The Pakistani Taliban made the incident a rallying call for
waging a jihad against Pakistan’s military. Thereafter, terror attacks and
suicide bombings against Pakistan’s state apparatus peaked after the July 2007
Laal Masjid incident. Eventually, under pressure from the Obama administration,
Pakistan’s military decided in 2009 to conduct military operations against
militants based in Pakistan’s tribal areas.
The first military operation was mounted in the Swat valley
in April 2009, the second in South Waziristan tribal agency in October the same
year, and the third military operation was launched in North Waziristan and
Khyber tribal agencies in June 2014. In the ensuing violence, tens of thousands
of civilians, security personnel and militants lost their lives.

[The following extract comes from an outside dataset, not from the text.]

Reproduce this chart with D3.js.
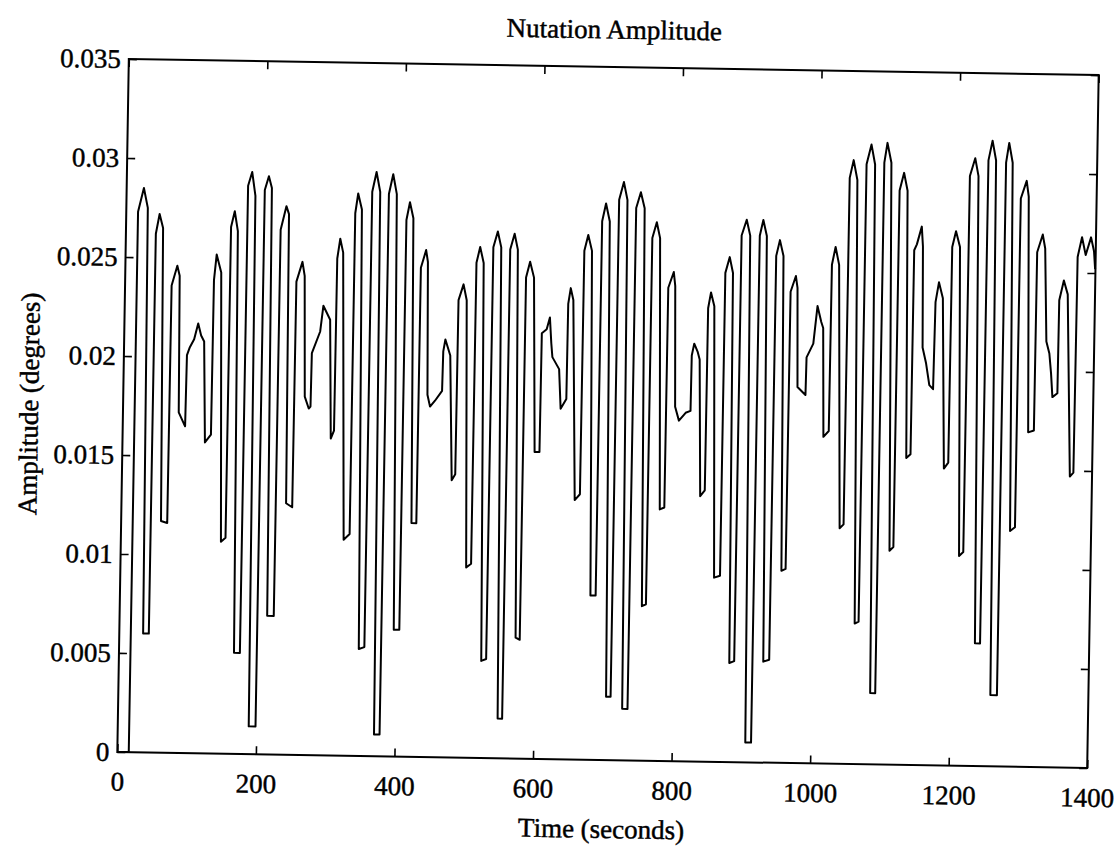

Although Pakistani political commentators often point
fingers at the Washington-backed Kabul government in Afghanistan and Pakistan’s
arch-foe India for providing money and arms to the Pakistani Taliban for waging
a guerrilla war against Pakistan’s state establishment, reportedly Washington
has provided covert support to the Pakistani Taliban in order to force
Pakistan’s military to conduct military operations against militants based in
Pakistan’s tribal areas.
Keeping this background of Washington’s covert support to
breakaway factions of the Afghan Taliban that have waged an insurgency against
the US-backed Kabul government and to the Pakistani Taliban that has mounted a
guerrilla war against Pakistan’s state establishment in mind, the allegations that
Washington has provided material support to the Islamic State’s affiliate in
the Af-Pak region in order to divide and weaken the Taliban resistance against American
occupation of Afghanistan are not unfounded.